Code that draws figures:
####

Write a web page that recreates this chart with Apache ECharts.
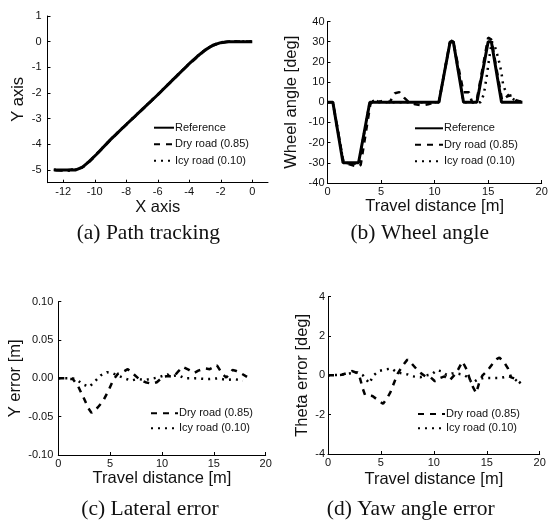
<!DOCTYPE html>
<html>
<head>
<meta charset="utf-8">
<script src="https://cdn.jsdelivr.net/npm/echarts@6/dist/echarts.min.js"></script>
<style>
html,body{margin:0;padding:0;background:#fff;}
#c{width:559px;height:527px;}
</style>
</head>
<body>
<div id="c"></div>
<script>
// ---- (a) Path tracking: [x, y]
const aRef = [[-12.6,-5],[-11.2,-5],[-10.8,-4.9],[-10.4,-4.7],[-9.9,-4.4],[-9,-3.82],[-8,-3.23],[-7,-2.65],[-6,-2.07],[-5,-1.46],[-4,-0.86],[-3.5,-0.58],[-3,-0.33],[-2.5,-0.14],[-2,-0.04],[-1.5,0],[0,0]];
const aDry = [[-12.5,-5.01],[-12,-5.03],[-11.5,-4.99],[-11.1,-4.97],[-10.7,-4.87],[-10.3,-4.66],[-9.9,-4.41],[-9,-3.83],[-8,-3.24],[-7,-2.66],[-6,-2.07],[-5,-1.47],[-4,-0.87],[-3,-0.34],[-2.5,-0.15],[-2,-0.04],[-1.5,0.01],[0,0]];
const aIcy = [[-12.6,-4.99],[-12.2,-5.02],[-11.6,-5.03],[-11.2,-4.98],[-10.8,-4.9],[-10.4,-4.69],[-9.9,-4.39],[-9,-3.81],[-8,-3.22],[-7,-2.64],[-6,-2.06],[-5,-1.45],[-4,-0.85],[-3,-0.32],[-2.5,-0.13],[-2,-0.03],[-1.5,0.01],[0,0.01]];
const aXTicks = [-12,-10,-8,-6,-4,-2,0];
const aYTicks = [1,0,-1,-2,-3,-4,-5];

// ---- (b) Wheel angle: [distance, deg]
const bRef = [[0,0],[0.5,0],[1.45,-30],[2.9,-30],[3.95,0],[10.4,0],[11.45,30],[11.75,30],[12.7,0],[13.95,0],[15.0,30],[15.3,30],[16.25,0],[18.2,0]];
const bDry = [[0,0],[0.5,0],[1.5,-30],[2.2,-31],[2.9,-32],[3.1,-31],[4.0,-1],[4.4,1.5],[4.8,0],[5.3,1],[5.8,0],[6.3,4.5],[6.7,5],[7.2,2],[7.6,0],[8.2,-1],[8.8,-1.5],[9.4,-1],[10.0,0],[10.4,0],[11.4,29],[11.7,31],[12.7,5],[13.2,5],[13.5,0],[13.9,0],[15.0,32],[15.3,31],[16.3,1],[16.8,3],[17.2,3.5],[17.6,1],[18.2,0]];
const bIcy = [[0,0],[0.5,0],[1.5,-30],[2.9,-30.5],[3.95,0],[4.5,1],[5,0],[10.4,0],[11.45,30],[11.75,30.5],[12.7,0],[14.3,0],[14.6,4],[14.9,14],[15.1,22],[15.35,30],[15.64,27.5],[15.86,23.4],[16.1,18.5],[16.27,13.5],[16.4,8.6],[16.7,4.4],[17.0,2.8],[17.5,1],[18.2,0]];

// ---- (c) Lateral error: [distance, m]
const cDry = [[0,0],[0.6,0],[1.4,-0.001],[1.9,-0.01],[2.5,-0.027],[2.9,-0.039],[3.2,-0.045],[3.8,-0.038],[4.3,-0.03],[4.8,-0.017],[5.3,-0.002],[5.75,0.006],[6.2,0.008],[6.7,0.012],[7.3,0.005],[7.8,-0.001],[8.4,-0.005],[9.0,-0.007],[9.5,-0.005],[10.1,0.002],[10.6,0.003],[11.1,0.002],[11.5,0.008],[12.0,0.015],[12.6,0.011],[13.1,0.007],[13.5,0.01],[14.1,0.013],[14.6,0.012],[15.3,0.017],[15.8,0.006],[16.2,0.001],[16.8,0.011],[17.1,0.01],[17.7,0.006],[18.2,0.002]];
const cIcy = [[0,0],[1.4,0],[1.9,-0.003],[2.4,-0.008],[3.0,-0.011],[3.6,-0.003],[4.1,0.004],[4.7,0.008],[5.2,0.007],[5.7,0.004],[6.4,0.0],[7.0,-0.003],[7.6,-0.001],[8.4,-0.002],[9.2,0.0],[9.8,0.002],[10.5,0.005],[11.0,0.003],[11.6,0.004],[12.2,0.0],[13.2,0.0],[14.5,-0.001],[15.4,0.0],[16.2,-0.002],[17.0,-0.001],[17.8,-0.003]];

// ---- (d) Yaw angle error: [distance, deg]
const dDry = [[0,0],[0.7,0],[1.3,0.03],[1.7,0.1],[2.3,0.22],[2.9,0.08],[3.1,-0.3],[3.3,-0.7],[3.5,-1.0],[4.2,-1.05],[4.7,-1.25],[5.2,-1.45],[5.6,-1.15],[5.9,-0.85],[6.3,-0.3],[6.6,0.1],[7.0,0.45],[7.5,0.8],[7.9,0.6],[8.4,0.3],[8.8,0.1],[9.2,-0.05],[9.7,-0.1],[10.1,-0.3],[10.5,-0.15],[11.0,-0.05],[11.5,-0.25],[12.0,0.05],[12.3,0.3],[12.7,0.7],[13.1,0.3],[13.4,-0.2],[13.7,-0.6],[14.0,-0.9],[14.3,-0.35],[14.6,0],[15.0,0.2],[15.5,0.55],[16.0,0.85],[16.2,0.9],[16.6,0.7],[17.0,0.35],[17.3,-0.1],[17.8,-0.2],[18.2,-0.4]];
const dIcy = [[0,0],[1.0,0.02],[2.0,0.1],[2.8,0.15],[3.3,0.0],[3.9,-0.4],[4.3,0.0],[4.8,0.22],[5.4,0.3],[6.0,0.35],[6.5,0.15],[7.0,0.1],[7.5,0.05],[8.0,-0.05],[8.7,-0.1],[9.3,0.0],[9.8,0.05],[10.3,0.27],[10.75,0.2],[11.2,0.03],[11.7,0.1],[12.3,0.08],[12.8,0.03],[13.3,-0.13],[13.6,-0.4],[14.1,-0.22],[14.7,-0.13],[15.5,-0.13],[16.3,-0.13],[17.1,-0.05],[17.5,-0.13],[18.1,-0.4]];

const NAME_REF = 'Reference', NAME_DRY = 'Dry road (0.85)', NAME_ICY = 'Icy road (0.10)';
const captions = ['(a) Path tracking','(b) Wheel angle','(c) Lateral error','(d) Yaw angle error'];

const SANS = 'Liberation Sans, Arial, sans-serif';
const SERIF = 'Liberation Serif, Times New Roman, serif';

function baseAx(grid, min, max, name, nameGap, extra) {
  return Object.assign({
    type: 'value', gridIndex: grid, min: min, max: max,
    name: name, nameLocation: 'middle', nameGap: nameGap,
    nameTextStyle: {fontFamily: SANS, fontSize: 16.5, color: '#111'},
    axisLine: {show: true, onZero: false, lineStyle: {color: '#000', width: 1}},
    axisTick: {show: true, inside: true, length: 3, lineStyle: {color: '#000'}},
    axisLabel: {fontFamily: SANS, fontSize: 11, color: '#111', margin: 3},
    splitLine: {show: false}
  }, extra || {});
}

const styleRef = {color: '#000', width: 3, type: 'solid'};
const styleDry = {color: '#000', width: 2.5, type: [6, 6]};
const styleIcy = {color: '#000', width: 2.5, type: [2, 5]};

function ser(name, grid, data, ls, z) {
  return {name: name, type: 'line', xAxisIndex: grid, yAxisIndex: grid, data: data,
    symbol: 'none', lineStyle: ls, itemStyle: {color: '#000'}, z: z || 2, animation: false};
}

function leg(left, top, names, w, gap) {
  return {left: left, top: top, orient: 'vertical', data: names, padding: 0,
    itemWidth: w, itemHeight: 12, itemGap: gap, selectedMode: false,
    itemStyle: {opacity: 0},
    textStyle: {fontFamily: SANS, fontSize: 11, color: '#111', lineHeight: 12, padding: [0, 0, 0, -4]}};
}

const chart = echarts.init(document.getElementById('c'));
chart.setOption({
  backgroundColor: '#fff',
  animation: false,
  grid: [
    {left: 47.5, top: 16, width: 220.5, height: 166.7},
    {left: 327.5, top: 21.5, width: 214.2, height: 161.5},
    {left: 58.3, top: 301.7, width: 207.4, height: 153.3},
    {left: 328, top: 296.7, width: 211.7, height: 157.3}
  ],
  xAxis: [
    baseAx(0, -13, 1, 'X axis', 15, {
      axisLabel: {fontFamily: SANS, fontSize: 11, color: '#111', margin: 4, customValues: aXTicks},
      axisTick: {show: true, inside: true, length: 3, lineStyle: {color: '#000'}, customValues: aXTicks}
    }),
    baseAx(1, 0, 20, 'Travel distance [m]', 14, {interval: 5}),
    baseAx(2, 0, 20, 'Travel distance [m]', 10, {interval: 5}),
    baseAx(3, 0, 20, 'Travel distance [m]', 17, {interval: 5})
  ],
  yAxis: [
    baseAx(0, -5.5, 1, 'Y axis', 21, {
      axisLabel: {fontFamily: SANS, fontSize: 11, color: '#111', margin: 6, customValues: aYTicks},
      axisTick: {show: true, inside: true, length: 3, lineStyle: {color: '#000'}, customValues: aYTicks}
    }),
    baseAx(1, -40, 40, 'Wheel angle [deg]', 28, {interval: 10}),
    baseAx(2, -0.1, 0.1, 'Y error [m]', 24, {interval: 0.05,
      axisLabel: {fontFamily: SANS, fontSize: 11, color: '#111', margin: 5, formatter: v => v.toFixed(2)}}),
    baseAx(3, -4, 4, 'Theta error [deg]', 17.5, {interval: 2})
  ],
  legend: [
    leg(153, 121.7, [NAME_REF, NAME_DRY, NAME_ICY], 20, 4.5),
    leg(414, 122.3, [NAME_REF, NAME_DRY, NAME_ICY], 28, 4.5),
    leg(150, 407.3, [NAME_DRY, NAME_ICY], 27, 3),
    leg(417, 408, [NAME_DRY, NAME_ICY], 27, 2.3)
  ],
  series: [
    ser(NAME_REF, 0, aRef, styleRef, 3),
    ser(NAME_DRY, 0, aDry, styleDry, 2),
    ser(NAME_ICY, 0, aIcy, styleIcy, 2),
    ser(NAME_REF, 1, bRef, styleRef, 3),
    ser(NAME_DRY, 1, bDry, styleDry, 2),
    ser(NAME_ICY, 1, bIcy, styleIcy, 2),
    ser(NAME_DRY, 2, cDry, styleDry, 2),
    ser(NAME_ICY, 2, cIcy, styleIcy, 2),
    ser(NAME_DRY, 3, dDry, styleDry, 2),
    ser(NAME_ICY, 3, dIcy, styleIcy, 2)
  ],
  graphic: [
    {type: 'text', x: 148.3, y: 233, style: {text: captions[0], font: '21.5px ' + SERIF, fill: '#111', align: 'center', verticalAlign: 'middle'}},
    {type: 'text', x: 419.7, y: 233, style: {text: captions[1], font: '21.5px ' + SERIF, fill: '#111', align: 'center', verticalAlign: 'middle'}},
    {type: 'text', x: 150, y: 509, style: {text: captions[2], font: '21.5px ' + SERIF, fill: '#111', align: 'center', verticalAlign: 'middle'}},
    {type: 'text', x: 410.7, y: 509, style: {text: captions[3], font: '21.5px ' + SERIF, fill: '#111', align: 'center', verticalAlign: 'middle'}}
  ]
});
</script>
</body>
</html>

####

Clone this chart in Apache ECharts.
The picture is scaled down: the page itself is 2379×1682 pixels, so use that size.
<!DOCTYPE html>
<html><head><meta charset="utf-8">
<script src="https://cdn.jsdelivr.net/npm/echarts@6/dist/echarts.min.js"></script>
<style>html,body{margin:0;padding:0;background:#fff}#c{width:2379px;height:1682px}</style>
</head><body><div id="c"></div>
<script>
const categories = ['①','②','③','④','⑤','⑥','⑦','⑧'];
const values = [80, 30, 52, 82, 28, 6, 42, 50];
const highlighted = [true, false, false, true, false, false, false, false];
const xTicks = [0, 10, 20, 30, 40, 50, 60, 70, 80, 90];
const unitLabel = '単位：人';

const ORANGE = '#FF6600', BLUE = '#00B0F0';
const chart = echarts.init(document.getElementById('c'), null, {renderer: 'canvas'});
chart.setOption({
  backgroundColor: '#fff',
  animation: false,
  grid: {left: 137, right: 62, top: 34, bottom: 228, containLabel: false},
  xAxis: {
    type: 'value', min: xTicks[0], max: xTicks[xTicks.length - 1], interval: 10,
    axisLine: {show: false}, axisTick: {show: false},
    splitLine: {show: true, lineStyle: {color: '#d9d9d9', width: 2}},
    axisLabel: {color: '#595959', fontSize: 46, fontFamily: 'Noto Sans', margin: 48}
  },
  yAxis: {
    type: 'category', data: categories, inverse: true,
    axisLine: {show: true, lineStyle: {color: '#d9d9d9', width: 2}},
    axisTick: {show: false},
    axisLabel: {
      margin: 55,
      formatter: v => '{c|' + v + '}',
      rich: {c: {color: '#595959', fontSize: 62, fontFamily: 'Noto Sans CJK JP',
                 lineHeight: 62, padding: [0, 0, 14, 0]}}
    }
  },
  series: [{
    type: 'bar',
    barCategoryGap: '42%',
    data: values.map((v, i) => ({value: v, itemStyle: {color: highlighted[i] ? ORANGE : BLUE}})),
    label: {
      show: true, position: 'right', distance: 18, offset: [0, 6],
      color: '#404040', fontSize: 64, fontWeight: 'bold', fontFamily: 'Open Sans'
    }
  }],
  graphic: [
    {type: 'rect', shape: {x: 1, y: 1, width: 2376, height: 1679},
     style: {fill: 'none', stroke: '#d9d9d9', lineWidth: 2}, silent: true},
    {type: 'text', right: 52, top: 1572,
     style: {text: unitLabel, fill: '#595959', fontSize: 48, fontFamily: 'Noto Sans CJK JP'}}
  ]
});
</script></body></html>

####

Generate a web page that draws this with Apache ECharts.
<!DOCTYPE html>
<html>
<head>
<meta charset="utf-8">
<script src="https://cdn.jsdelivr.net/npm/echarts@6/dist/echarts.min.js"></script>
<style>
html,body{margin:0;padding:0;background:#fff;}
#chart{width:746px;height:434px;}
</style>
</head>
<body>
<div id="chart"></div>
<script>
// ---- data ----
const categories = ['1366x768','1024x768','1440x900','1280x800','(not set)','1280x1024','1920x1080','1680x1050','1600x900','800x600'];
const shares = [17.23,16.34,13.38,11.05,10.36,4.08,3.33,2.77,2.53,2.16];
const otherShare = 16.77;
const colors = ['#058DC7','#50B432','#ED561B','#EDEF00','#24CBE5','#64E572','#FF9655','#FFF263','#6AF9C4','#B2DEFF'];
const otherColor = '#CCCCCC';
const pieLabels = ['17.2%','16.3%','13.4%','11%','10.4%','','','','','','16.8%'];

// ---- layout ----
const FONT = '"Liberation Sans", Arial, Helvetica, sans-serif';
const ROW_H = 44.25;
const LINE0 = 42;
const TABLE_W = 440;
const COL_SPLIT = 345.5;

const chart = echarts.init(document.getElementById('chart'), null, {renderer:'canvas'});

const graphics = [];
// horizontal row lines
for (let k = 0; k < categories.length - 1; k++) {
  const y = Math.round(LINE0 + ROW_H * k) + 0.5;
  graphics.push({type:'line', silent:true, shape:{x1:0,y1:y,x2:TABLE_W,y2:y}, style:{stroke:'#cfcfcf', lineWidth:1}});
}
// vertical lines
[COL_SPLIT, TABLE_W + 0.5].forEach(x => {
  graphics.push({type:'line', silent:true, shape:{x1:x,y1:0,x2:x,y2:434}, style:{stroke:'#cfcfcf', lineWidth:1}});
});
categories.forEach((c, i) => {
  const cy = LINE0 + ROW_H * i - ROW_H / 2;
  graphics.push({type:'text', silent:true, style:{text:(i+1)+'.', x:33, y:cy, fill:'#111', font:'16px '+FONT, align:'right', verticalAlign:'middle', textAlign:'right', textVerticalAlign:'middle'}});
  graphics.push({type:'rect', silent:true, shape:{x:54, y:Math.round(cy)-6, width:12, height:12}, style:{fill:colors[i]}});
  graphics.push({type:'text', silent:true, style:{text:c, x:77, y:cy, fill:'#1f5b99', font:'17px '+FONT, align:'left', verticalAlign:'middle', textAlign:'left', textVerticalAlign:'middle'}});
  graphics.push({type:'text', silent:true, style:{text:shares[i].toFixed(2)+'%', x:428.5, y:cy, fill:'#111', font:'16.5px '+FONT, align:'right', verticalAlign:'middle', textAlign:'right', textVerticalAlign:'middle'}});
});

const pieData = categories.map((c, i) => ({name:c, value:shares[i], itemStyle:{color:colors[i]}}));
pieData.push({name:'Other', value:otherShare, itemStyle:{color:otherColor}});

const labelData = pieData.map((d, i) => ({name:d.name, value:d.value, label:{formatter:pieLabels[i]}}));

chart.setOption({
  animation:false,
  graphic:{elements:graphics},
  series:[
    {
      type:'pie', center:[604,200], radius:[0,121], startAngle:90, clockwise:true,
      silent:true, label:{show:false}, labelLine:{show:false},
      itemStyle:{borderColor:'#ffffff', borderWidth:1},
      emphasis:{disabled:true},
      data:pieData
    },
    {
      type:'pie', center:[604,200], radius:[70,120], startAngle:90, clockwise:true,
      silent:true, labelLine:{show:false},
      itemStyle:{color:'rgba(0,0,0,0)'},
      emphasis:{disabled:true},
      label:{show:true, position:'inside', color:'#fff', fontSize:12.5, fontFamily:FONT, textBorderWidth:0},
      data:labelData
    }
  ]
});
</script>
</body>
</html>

####

Stated task: Working from the material above, state how many lines contain "this"; give only the number.

Written solution: 3